As a type of modern example, if someone gets voted out of office or loses an election due to poor performance, but then gets hired by a lobbying firm or media outlet and becomes even wealthier than before, the people know that they did not accept any risk. 

The Code of Hammurabi was written to protect the people from predation, and only a ruler that understands their people could devise a law broad enough to speak to their actual concerns and lived experience.

War and Peace

War is not simply characterized by conflict, but by development, change, and opportunity.

Peace is not simply characterized by a lack of conflict, but by stability, continuity, and conservation.

As it was in Ecclesiastes, it has always been: there is a time for war, and a time for peace. Over the lifetime of a leader, too much of one will undermine their power. But during the reign of one leader, from time to time, the levers of war and peace must be manipulated. 

This is so because conflict is (at times) a response to something that is wrong. If something isn’t right, then peace is not the answer. Apply this thinking to sexual harassment allegations. Is “peace” the answer in response to woman after woman coming forward with similar testimony?

“It ought to be remembered that there is nothing more difficult to take in hand, more perilous to conduct, or more uncertain in its success, than to take the lead in the introduction of a new order of things. Because the innovator has for enemies all those who have done well under the old conditions, and lukewarm defenders in those who may do well under the new.”

Niccolo Machiavelli. The Prince. 1513. (W.K. Merriott translation. 2006)

The levers of war are to be used when development, change, and opportunity are needed. If society isn’t growing, if the culture is too stagnant, or if a company becomes set in its ways, a bit of war is the answer.

War, in this sense and by my meaning, does not mean an armed invasion, but a true toppling of the apple cart.

Suppose your team is too comfortable in their job and their tasks – the leader must insert the spirit of competition, and the recognition that jobs are secure by their efforts, not by rights.

In the inverse, and still using our example of “your team,” those overly concerned about change or transition, or too exposed to new developments happening around them, need assurance and a bit of protection. They need to be offered a sense of stability, or shown the continuity that will remain despite all the change.

War and peace also have their own extremities, or seeds of their own demise. Too much war (or rather, too much change, development, and opportunity seeking), undermines its own goals. Nothing can grow in a space of constant change.
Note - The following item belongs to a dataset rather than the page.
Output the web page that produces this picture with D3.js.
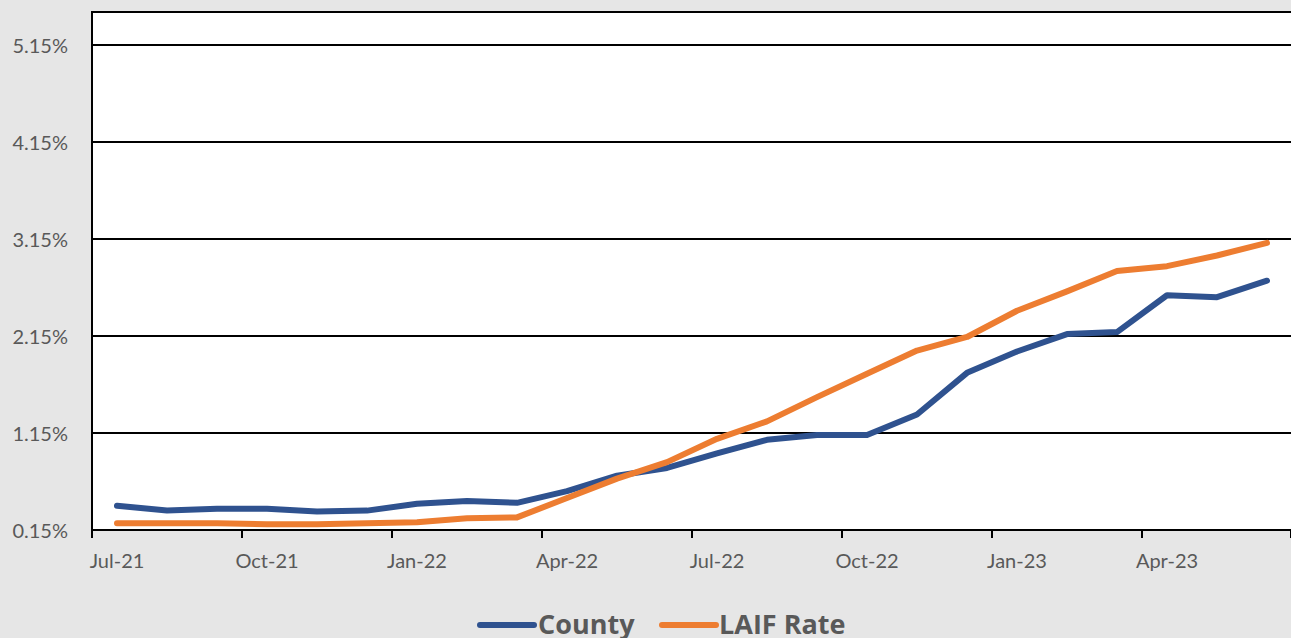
<!DOCTYPE html>
<html>
<head>
<meta charset="utf-8">
<script src="https://cdn.jsdelivr.net/npm/d3@7"></script>
<style>
  html, body { margin: 0; padding: 0; background: #e6e6e6; }
  svg { display: block; }
  text { font-family: "Open Sans", "Liberation Sans", sans-serif; fill: #595959; }
  .tick-label { font-family: Lato, "Open Sans", sans-serif; }
</style>
</head>
<body>
<svg id="chart" width="1291" height="638"></svg>
<script>
// Monthly yields, Jul-21 through Jun-23 (percent)
const months = ["Jul-21","Aug-21","Sep-21","Oct-21","Nov-21","Dec-21",
                "Jan-22","Feb-22","Mar-22","Apr-22","May-22","Jun-22",
                "Jul-22","Aug-22","Sep-22","Oct-22","Nov-22","Dec-22",
                "Jan-23","Feb-23","Mar-23","Apr-23","May-23","Jun-23"];
const county = [0.40, 0.35, 0.37, 0.37, 0.34, 0.35,
                0.42, 0.45, 0.43, 0.55, 0.71, 0.79,
                0.94, 1.08, 1.13, 1.13, 1.34, 1.77,
                1.99, 2.17, 2.19, 2.57, 2.55, 2.72];
const laif   = [0.22, 0.22, 0.22, 0.21, 0.21, 0.22,
                0.23, 0.27, 0.28, 0.48, 0.68, 0.85,
                1.09, 1.27, 1.52, 1.76, 2.00, 2.14,
                2.41, 2.61, 2.82, 2.87, 2.98, 3.11];
const yTicks = [0.15, 1.15, 2.15, 3.15, 4.15, 5.15];
const labelMonths = ["Jul-21","Oct-21","Jan-22","Apr-22","Jul-22","Oct-22","Jan-23","Apr-23"];

const series = [
  { name: "County",    values: county, color: "#2F528F" },
  { name: "LAIF Rate", values: laif,   color: "#ED7D31" }
];

const svg = d3.select("#chart");
const plot = { left: 92, right: 1292, top: 12, bottom: 530 };

const x = d3.scaleBand().domain(months).range([plot.left, plot.right]).padding(0);
const y = d3.scaleLinear().domain([0.15, 0.15 + 518 / 97]).range([plot.bottom, plot.top]);

// plot background
svg.append("rect")
  .attr("x", plot.left).attr("y", plot.top)
  .attr("width", plot.right - plot.left).attr("height", plot.bottom - plot.top)
  .attr("fill", "#ffffff");

// horizontal gridlines and top border
const gridVals = yTicks.slice(1).concat([y.domain()[1]]);
svg.append("g").selectAll("line").data(gridVals).join("line")
  .attr("x1", plot.left).attr("x2", plot.right)
  .attr("y1", d => Math.round(y(d))).attr("y2", d => Math.round(y(d)))
  .attr("stroke", "#000").attr("stroke-width", 2);

// y axis labels
svg.append("g").selectAll("text").data(yTicks).join("text")
  .attr("class", "tick-label")
  .attr("x", 68).attr("y", d => y(d))
  .attr("text-anchor", "end").attr("dominant-baseline", "central")
  .attr("font-size", 20)
  .text(d => d.toFixed(2) + "%");

// left axis line
svg.append("line")
  .attr("x1", plot.left).attr("x2", plot.left)
  .attr("y1", plot.top - 1).attr("y2", plot.bottom + 7)
  .attr("stroke", "#000").attr("stroke-width", 2);

// bottom axis with ticks at every third month boundary
svg.append("line")
  .attr("x1", plot.left).attr("x2", plot.right)
  .attr("y1", plot.bottom).attr("y2", plot.bottom)
  .attr("stroke", "#000").attr("stroke-width", 2);
const tickMonths = months.filter((m, i) => i % 3 === 0);
svg.append("g").selectAll("line").data(tickMonths.concat(["end"])).join("line")
  .attr("x1", d => d === "end" ? plot.right - 1 : x(d))
  .attr("x2", d => d === "end" ? plot.right - 1 : x(d))
  .attr("y1", plot.bottom).attr("y2", plot.bottom + 8)
  .attr("stroke", "#000").attr("stroke-width", 2);

svg.append("g").selectAll("text").data(labelMonths).join("text")
  .attr("class", "tick-label")
  .attr("x", d => x(d) + x.bandwidth() / 2)
  .attr("y", 560)
  .attr("text-anchor", "middle").attr("dominant-baseline", "central")
  .attr("font-size", 20)
  .text(d => d);

// series lines
const line = d3.line()
  .x((d, i) => x(months[i]) + x.bandwidth() / 2)
  .y(d => y(d));

svg.append("g").selectAll("path").data(series).join("path")
  .attr("d", s => line(s.values))
  .attr("fill", "none")
  .attr("stroke", s => s.color)
  .attr("stroke-width", 6)
  .attr("stroke-linecap", "round")
  .attr("stroke-linejoin", "round");

// legend
const legend = [
  { s: series[0], x1: 480, x2: 534, tx: 538 },
  { s: series[1], x1: 662, x2: 716, tx: 719 }
];
const lg = svg.append("g").selectAll("g").data(legend).join("g");
lg.append("line")
  .attr("x1", d => d.x1).attr("x2", d => d.x2)
  .attr("y1", 625).attr("y2", 625)
  .attr("stroke", d => d.s.color).attr("stroke-width", 6)
  .attr("stroke-linecap", "round");
lg.append("text")
  .attr("x", d => d.tx).attr("y", 634)
  .attr("font-size", 27).attr("font-weight", "bold")
  .text(d => d.s.name);
</script>
</body>
</html>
Likewise, no foundation can be set beneath something that develops too quickly. And eventually, if you keep seeking opportunities, you will never be able to spend the time assessing and making good on those opportunities.

These are the limitations of war for our taxonomy of leadership.

In peace it is the same. Too much stability leads to decay. Too much continuity and conservation leads to a lack of change or new ideas in such a continuous, closed system. 

It is for this reason that we praise war heroes and peacemakers – and chastise warmongers and cowards.

No leader receives praise for avoiding a war that is on their doorstep, just as no leader continues their reign if they push for a war that is unwinnable, or one that pushes the will, resources, or manpower of their people beyond their capacity.

Conclusion

Leadership without power is nothing, and power is created and maintained by an effective balance of the six other factors:

  • Legitimacy and Good Counsel
  • Being Above the People and Of the People
  • War and Peace.

Leaders must maintain these to a high degree and in relative balance.

While all the virtues and vices of the world could be then listed as contributing or harmful factors in the character of the leader, or their system of rule and leadership, they are circumstantial.

Throughout history, we see a narrative of leadership that continually implies statements of power, and then assessments of a leader’s legitimacy, and the quality of their closest advisors; or a leader’s relationship to their people, mixed with their abilities beyond their people; or a leader’s ability to balance the forces of change with the forces of stability. 

This is my taxonomy of leadership.

All else is a conversation about preferences or circumstances.